[Data excerpt]:
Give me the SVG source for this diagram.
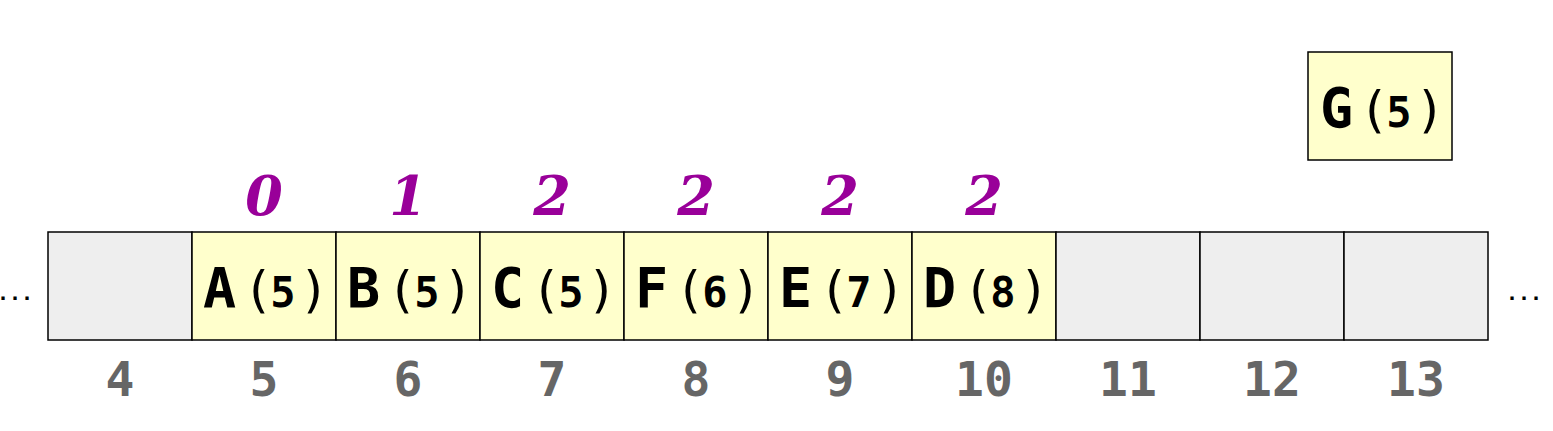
<svg xmlns="http://www.w3.org/2000/svg" width="1553" height="431" viewBox="0 0 1553 431">
<style>
.cell{stroke:#000;stroke-width:1.5}
.empty{fill:#eeeeee}
.full{fill:#ffffcc}
.t{font-family:"DejaVu Sans Mono",monospace;font-weight:bold;fill:#000}
.L{font-size:55px}
.P{font-size:50px;font-weight:normal}
.N{font-size:42px}
.idx{font-family:"DejaVu Sans Mono",monospace;font-weight:bold;font-size:48px;fill:#666666;text-anchor:middle}
.cnt{font-family:"DejaVu Serif",serif;font-weight:bold;font-style:italic;font-size:54px;fill:#990099;text-anchor:middle}
.dots{font-family:"DejaVu Sans Mono",monospace;font-weight:bold;font-size:20px;fill:#000}
.m{text-anchor:middle}
</style>
<rect width="1553" height="431" fill="#ffffff"/>
<g id="cells">
<g id="cell4"><rect class="cell empty" x="48" y="232" width="144" height="108"/></g>
<g id="cell5"><rect class="cell full" x="192" y="232" width="144" height="108"/>
<text class="t" y="307"><tspan class="L" x="203">A</tspan><tspan class="P m" x="258">(</tspan><tspan class="N m" x="283">5</tspan><tspan class="P m" x="314">)</tspan></text></g>
<g id="cell6"><rect class="cell full" x="336" y="232" width="144" height="108"/>
<text class="t" y="307"><tspan class="L" x="347">B</tspan><tspan class="P m" x="402">(</tspan><tspan class="N m" x="427">5</tspan><tspan class="P m" x="458">)</tspan></text></g>
<g id="cell7"><rect class="cell full" x="480" y="232" width="144" height="108"/>
<text class="t" y="307"><tspan class="L" x="491">C</tspan><tspan class="P m" x="546">(</tspan><tspan class="N m" x="571">5</tspan><tspan class="P m" x="602">)</tspan></text></g>
<g id="cell8"><rect class="cell full" x="624" y="232" width="144" height="108"/>
<text class="t" y="307"><tspan class="L" x="635">F</tspan><tspan class="P m" x="690">(</tspan><tspan class="N m" x="715">6</tspan><tspan class="P m" x="746">)</tspan></text></g>
<g id="cell9"><rect class="cell full" x="768" y="232" width="144" height="108"/>
<text class="t" y="307"><tspan class="L" x="779">E</tspan><tspan class="P m" x="834">(</tspan><tspan class="N m" x="859">7</tspan><tspan class="P m" x="890">)</tspan></text></g>
<g id="cell10"><rect class="cell full" x="912" y="232" width="144" height="108"/>
<text class="t" y="307"><tspan class="L" x="923">D</tspan><tspan class="P m" x="978">(</tspan><tspan class="N m" x="1003">8</tspan><tspan class="P m" x="1034">)</tspan></text></g>
<g id="cell11"><rect class="cell empty" x="1056" y="232" width="144" height="108"/></g>
<g id="cell12"><rect class="cell empty" x="1200" y="232" width="144" height="108"/></g>
<g id="cell13"><rect class="cell empty" x="1344" y="232" width="144" height="108"/></g>
</g>
<g id="nodeG"><rect class="cell full" x="1308" y="52" width="144" height="108"/>
<text class="t" y="127"><tspan class="L" x="1320">G</tspan><tspan class="P m" x="1374">(</tspan><tspan class="N m" x="1399">5</tspan><tspan class="P m" x="1430">)</tspan></text></g>
<g id="counts">
<text class="cnt" x="264" y="215">0</text>
<text class="cnt" x="408" y="215">1</text>
<text class="cnt" x="552" y="215">2</text>
<text class="cnt" x="696" y="215">2</text>
<text class="cnt" x="840" y="215">2</text>
<text class="cnt" x="984" y="215">2</text>
</g>
<g id="indices">
<text class="idx" x="120" y="396">4</text>
<text class="idx" x="264" y="396">5</text>
<text class="idx" x="408" y="396">6</text>
<text class="idx" x="552" y="396">7</text>
<text class="idx" x="696" y="396">8</text>
<text class="idx" x="840" y="396">9</text>
<text class="idx" x="984" y="396">10</text>
<text class="idx" x="1128" y="396">11</text>
<text class="idx" x="1272" y="396">12</text>
<text class="idx" x="1416" y="396">13</text>
</g>
<g id="ellipses">
<text class="dots" x="-3" y="300">...</text>
<text class="dots" x="1506" y="300">...</text>
</g>
<g id="connectors"></g>
</svg>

[What this task involves]: Every line of the material is to be quoted exactly, with no pictures carried over.

[Reply to the exercise]:
Give me the SVG source for this diagram.
<svg xmlns="http://www.w3.org/2000/svg" width="1553" height="431" viewBox="0 0 1553 431">
<style>
.cell{stroke:#000;stroke-width:1.5}
.empty{fill:#eeeeee}
.full{fill:#ffffcc}
.t{font-family:"DejaVu Sans Mono",monospace;font-weight:bold;fill:#000}
.L{font-size:55px}
.P{font-size:50px;font-weight:normal}
.N{font-size:42px}
.idx{font-family:"DejaVu Sans Mono",monospace;font-weight:bold;font-size:48px;fill:#666666;text-anchor:middle}
.cnt{font-family:"DejaVu Serif",serif;font-weight:bold;font-style:italic;font-size:54px;fill:#990099;text-anchor:middle}
.dots{font-family:"DejaVu Sans Mono",monospace;font-weight:bold;font-size:20px;fill:#000}
.m{text-anchor:middle}
</style>
<rect width="1553" height="431" fill="#ffffff"/>
<g id="cells">
<g id="cell4"><rect class="cell empty" x="48" y="232" width="144" height="108"/></g>
<g id="cell5"><rect class="cell full" x="192" y="232" width="144" height="108"/>
<text class="t" y="307"><tspan class="L" x="203">A</tspan><tspan class="P m" x="258">(</tspan><tspan class="N m" x="283">5</tspan><tspan class="P m" x="314">)</tspan></text></g>
<g id="cell6"><rect class="cell full" x="336" y="232" width="144" height="108"/>
<text class="t" y="307"><tspan class="L" x="347">B</tspan><tspan class="P m" x="402">(</tspan><tspan class="N m" x="427">5</tspan><tspan class="P m" x="458">)</tspan></text></g>
<g id="cell7"><rect class="cell full" x="480" y="232" width="144" height="108"/>
<text class="t" y="307"><tspan class="L" x="491">C</tspan><tspan class="P m" x="546">(</tspan><tspan class="N m" x="571">5</tspan><tspan class="P m" x="602">)</tspan></text></g>
<g id="cell8"><rect class="cell full" x="624" y="232" width="144" height="108"/>
<text class="t" y="307"><tspan class="L" x="635">F</tspan><tspan class="P m" x="690">(</tspan><tspan class="N m" x="715">6</tspan><tspan class="P m" x="746">)</tspan></text></g>
<g id="cell9"><rect class="cell full" x="768" y="232" width="144" height="108"/>
<text class="t" y="307"><tspan class="L" x="779">E</tspan><tspan class="P m" x="834">(</tspan><tspan class="N m" x="859">7</tspan><tspan class="P m" x="890">)</tspan></text></g>
<g id="cell10"><rect class="cell full" x="912" y="232" width="144" height="108"/>
<text class="t" y="307"><tspan class="L" x="923">D</tspan><tspan class="P m" x="978">(</tspan><tspan class="N m" x="1003">8</tspan><tspan class="P m" x="1034">)</tspan></text></g>
<g id="cell11"><rect class="cell empty" x="1056" y="232" width="144" height="108"/></g>
<g id="cell12"><rect class="cell empty" x="1200" y="232" width="144" height="108"/></g>
<g id="cell13"><rect class="cell empty" x="1344" y="232" width="144" height="108"/></g>
</g>
<g id="nodeG"><rect class="cell full" x="1308" y="52" width="144" height="108"/>
<text class="t" y="127"><tspan class="L" x="1320">G</tspan><tspan class="P m" x="1374">(</tspan><tspan class="N m" x="1399">5</tspan><tspan class="P m" x="1430">)</tspan></text></g>
<g id="counts">
<text class="cnt" x="264" y="215">0</text>
<text class="cnt" x="408" y="215">1</text>
<text class="cnt" x="552" y="215">2</text>
<text class="cnt" x="696" y="215">2</text>
<text class="cnt" x="840" y="215">2</text>
<text class="cnt" x="984" y="215">2</text>
</g>
<g id="indices">
<text class="idx" x="120" y="396">4</text>
<text class="idx" x="264" y="396">5</text>
<text class="idx" x="408" y="396">6</text>
<text class="idx" x="552" y="396">7</text>
<text class="idx" x="696" y="396">8</text>
<text class="idx" x="840" y="396">9</text>
<text class="idx" x="984" y="396">10</text>
<text class="idx" x="1128" y="396">11</text>
<text class="idx" x="1272" y="396">12</text>
<text class="idx" x="1416" y="396">13</text>
</g>
<g id="ellipses">
<text class="dots" x="-3" y="300">...</text>
<text class="dots" x="1506" y="300">...</text>
</g>
<g id="connectors"></g>
</svg>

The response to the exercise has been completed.